SET TASK:
Return the material exactly, first line through the line containing "from bokeh.resources import INLINE", and nothing more. Pictures stay out.

##### ROWS #####

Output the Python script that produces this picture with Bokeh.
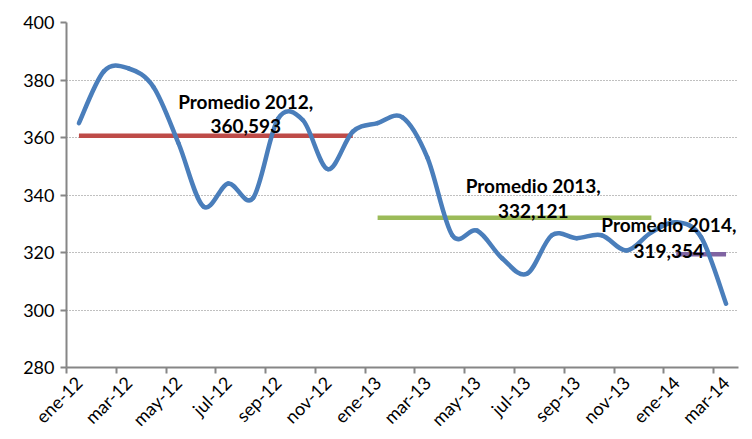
import numpy as np
from bokeh.plotting import figure
from bokeh.models import Range1d, FixedTicker, Label
from bokeh.embed import file_html
from bokeh.resources import INLINE

# ---------------- data ----------------
months = ["ene-12", "feb-12", "mar-12", "abr-12", "may-12", "jun-12", "jul-12", "ago-12",
          "sep-12", "oct-12", "nov-12", "dic-12",
          "ene-13", "feb-13", "mar-13", "abr-13", "may-13", "jun-13", "jul-13", "ago-13",
          "sep-13", "oct-13", "nov-13", "dic-13",
          "ene-14", "feb-14", "mar-14"]
prices = [365.0, 383.0, 384.0, 377.5, 358.0, 336.0, 344.0, 339.0, 366.5, 366.0, 349.0, 362.0,
          365.0, 367.0, 353.0, 326.0, 327.6, 318.0, 312.6, 326.0, 325.0, 326.0, 320.7, 327.0,
          330.5, 325.3, 302.2]
avg_names = ["Promedio 2012,", "Promedio 2013,", "Promedio 2014,"]
avg_values = [360.593, 332.121, 319.354]
avg_texts = ["360,593", "332,121", "319,354"]
avg_first = ["ene-12", "ene-13", "ene-14"]
avg_last = ["dic-12", "dic-13", "mar-14"]
avg_colors = ["#BE4B48", "#9BBB59", "#8064A2"]
y_ticks = [280, 300, 320, 340, 360, 380, 400]

FONT = "Lato"
AXIS_COLOR = "#868686"

n = len(months)
xs = np.arange(n, dtype=float)
ys = np.array(prices, dtype=float)

p = figure(frame_width=672, frame_height=345, output_backend="svg", toolbar_location=None,
           x_range=Range1d(-0.5, n - 0.5), y_range=Range1d(280, 400),
           min_border_left=66, min_border_top=22, min_border_right=8)
p.outline_line_color = None
p.background_fill_color = "white"

# average lines
for name, v, a, b, c in zip(avg_names, avg_values, avg_first, avg_last, avg_colors):
    i0 = months.index(a)
    i1 = months.index(b)
    p.line([i0, i1], [v, v], line_color=c, line_width=4.5)

# smoothed price line (Excel-style cubic Bezier through the data points)
P = np.column_stack([xs, ys])
Pext = np.vstack([P[0], P, P[-1]])
x0, y0, x1, y1, cx0, cy0, cx1, cy1 = [], [], [], [], [], [], [], []
for i in range(n - 1):
    pm1, p0, p1, p2 = Pext[i], Pext[i + 1], Pext[i + 2], Pext[i + 3]
    c0 = p0 + (p1 - pm1) / 6.0
    c1 = p1 - (p2 - p0) / 6.0
    x0.append(p0[0]); y0.append(p0[1]); x1.append(p1[0]); y1.append(p1[1])
    cx0.append(c0[0]); cy0.append(c0[1]); cx1.append(c1[0]); cy1.append(c1[1])
p.bezier(x0=x0, y0=y0, x1=x1, y1=y1, cx0=cx0, cy0=cy0, cx1=cx1, cy1=cy1,
         line_color="#4A7EBB", line_width=4.5, line_cap="round")

# labels for averages
label_pos = [(6.7, 372.5, 364.1), (18.25, 343.3, 334.6), (23.7, 329.8, 320.6)]
for (lx, ly1, ly2), name, txt in zip(label_pos, avg_names, avg_texts):
    for yy, t in ((ly1, name), (ly2, txt)):
        p.add_layout(Label(x=lx, y=yy, text=t, text_align="center", text_baseline="alphabetic",
                           text_font=FONT, text_font_style="bold", text_font_size="19px",
                           text_color="black"))

# axes
p.xaxis.ticker = FixedTicker(ticks=list(range(0, n, 2)),
                             minor_ticks=[i - 0.5 for i in range(0, n + 1, 2)])
p.xaxis.major_label_overrides = {i: months[i] for i in range(0, n, 2)}
p.xaxis.major_label_orientation = np.pi / 4
p.xaxis.major_tick_out = 0
p.xaxis.major_tick_in = 0
p.xaxis.minor_tick_out = 6
p.xaxis.minor_tick_in = 0
p.xaxis.minor_tick_line_color = AXIS_COLOR
p.xaxis.minor_tick_line_width = 2

p.yaxis.ticker = FixedTicker(ticks=y_ticks)
p.yaxis.major_tick_out = 6
p.yaxis.major_tick_in = 0
p.yaxis.minor_tick_line_color = None
p.yaxis.major_tick_line_color = AXIS_COLOR
p.yaxis.major_tick_line_width = 2

for ax in (p.xaxis, p.yaxis):
    ax.axis_line_color = AXIS_COLOR
    ax.axis_line_width = 2
    ax.major_label_text_font = FONT
    ax.major_label_text_font_size = "18px"
    ax.major_label_text_color = "black"
    ax.major_label_standoff = 6

p.xgrid.grid_line_color = None
p.ygrid.ticker = FixedTicker(ticks=y_ticks[1:])
p.ygrid.grid_line_color = "#808080"
p.ygrid.grid_line_dash = "1 2"
p.ygrid.grid_line_width = 1

open("out.html", "w").write(file_html(p, INLINE))
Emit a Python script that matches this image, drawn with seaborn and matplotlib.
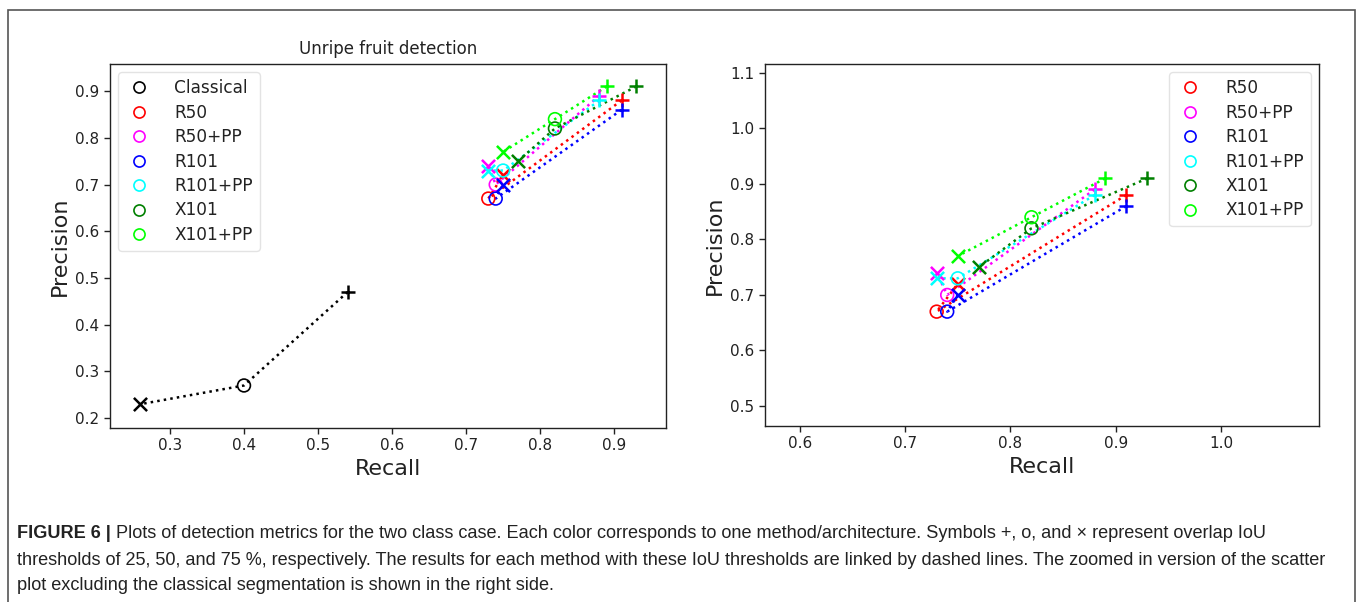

#####

SOLUTION FOR THIS EXERCISE:
Output the Python script that produces this picture with Bokeh.
import numpy as np
from bokeh.plotting import figure
from bokeh.models import Range1d, FixedTicker, Label
from bokeh.embed import file_html
from bokeh.resources import INLINE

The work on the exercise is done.